**Dataset rows**
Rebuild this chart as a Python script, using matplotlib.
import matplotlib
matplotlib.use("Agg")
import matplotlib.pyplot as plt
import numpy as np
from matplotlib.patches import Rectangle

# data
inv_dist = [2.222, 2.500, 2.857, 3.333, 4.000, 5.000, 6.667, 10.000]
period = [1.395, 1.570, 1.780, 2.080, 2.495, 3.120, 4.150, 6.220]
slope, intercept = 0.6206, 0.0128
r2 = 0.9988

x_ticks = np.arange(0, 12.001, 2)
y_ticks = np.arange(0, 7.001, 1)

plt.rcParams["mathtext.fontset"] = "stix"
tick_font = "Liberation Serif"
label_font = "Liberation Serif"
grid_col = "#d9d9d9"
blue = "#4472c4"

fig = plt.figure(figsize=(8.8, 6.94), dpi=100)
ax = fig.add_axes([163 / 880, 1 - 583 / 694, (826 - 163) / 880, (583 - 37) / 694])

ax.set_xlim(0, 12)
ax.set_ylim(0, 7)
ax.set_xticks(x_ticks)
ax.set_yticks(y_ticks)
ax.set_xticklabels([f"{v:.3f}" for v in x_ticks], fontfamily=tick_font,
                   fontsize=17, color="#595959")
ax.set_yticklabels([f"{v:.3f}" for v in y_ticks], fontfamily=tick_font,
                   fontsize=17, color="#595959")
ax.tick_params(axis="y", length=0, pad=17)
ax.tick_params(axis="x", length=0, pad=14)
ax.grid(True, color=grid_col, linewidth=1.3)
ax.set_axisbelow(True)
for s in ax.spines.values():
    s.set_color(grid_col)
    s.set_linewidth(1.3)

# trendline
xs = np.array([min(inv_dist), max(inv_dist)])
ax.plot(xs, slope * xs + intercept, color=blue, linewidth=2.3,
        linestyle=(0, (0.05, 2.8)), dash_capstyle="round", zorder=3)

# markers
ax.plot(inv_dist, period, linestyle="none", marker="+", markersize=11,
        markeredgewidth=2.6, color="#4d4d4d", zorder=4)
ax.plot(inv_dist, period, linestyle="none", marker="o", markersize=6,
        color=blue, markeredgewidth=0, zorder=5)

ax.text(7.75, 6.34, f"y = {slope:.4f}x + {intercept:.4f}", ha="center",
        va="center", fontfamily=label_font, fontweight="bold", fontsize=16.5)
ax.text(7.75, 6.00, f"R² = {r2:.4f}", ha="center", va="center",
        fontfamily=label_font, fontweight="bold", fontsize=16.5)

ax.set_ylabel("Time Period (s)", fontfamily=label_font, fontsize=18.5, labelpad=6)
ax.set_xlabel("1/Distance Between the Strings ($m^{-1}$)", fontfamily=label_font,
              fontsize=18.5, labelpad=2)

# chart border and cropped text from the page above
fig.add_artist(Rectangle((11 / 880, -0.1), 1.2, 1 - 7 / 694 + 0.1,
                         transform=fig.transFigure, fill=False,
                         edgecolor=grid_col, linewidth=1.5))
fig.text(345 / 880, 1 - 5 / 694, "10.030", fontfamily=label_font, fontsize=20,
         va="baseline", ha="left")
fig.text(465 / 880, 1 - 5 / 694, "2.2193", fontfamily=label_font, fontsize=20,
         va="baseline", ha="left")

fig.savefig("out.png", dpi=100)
--
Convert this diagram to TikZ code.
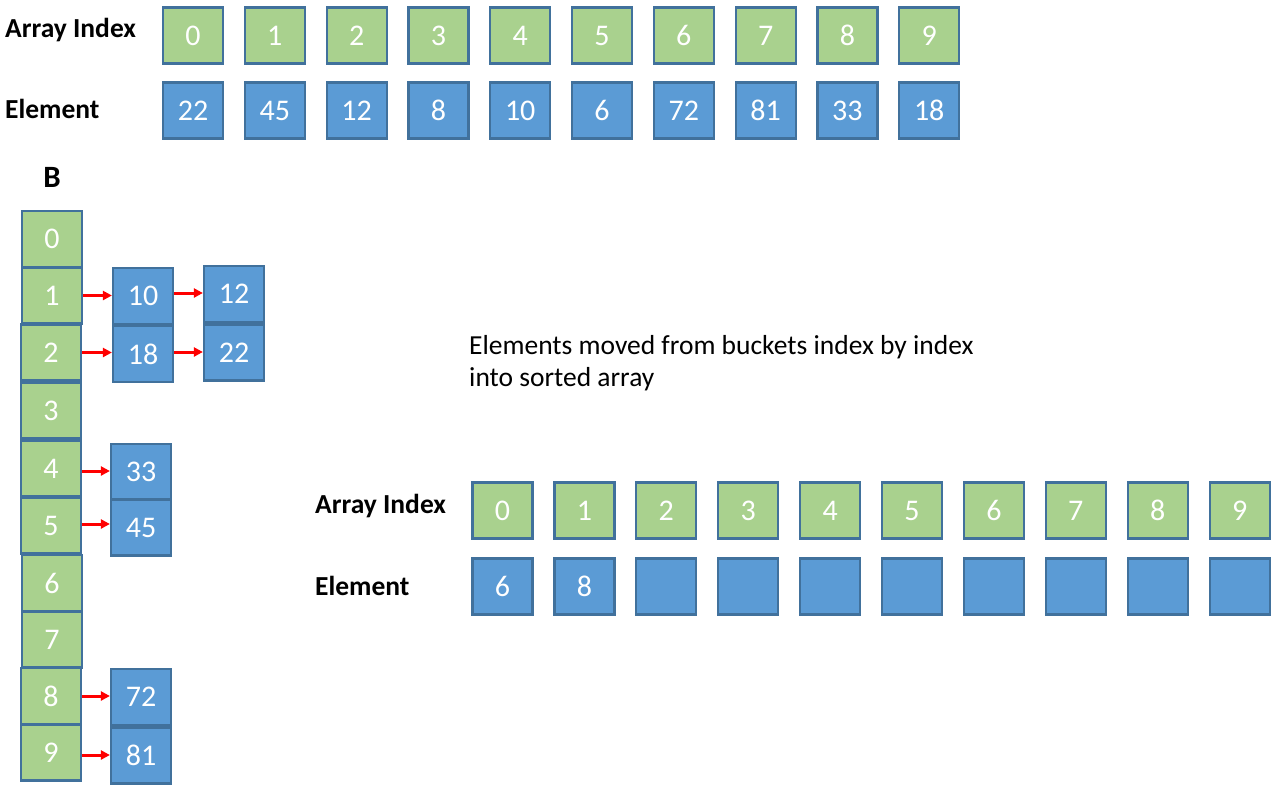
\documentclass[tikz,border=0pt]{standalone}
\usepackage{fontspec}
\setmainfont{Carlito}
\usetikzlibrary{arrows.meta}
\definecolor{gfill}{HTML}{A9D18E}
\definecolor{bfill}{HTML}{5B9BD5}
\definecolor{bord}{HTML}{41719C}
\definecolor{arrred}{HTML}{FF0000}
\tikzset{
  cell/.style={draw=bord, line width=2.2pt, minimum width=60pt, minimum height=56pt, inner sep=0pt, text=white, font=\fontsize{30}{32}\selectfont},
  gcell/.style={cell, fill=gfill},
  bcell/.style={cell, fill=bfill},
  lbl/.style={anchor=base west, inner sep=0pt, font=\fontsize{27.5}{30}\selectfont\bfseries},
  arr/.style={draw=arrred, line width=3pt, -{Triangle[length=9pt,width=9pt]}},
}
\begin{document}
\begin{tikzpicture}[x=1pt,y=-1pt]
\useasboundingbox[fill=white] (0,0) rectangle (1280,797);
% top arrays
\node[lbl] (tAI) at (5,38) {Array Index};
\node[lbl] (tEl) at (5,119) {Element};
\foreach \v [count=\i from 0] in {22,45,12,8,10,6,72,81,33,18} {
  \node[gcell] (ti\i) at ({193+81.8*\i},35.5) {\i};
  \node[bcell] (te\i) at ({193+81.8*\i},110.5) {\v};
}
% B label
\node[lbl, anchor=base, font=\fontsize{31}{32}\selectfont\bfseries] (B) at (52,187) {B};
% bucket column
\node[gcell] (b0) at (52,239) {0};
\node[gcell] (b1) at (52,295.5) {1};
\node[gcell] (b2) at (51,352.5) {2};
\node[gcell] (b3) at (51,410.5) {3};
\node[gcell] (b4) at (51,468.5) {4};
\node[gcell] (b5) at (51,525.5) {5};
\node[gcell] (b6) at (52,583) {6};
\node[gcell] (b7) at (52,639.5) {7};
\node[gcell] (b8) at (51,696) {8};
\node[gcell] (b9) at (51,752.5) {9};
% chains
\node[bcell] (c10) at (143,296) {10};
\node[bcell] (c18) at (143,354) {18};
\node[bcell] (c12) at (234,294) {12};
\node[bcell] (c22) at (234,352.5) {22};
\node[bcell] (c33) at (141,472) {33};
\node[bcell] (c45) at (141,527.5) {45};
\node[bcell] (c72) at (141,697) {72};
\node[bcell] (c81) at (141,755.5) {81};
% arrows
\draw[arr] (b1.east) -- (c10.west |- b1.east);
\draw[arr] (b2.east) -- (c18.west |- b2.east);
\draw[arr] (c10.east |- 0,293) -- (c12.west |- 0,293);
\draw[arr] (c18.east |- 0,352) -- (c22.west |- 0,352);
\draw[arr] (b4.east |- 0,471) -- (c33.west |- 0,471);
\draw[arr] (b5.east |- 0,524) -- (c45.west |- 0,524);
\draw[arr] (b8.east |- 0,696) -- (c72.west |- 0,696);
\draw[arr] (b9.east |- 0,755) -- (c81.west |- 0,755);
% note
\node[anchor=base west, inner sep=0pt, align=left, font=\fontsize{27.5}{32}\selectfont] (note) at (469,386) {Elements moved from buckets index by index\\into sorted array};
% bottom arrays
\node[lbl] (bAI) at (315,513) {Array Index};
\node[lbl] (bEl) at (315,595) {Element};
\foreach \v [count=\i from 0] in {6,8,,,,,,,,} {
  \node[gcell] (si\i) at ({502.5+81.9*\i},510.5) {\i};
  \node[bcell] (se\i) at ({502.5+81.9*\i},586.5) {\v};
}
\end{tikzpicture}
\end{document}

**What the exercise asks**
Locate all lines in the listing above with the word "chart". Copy them.

**The result**
Rebuild this chart as a Python script, using matplotlib.
# chart border and cropped text from the page above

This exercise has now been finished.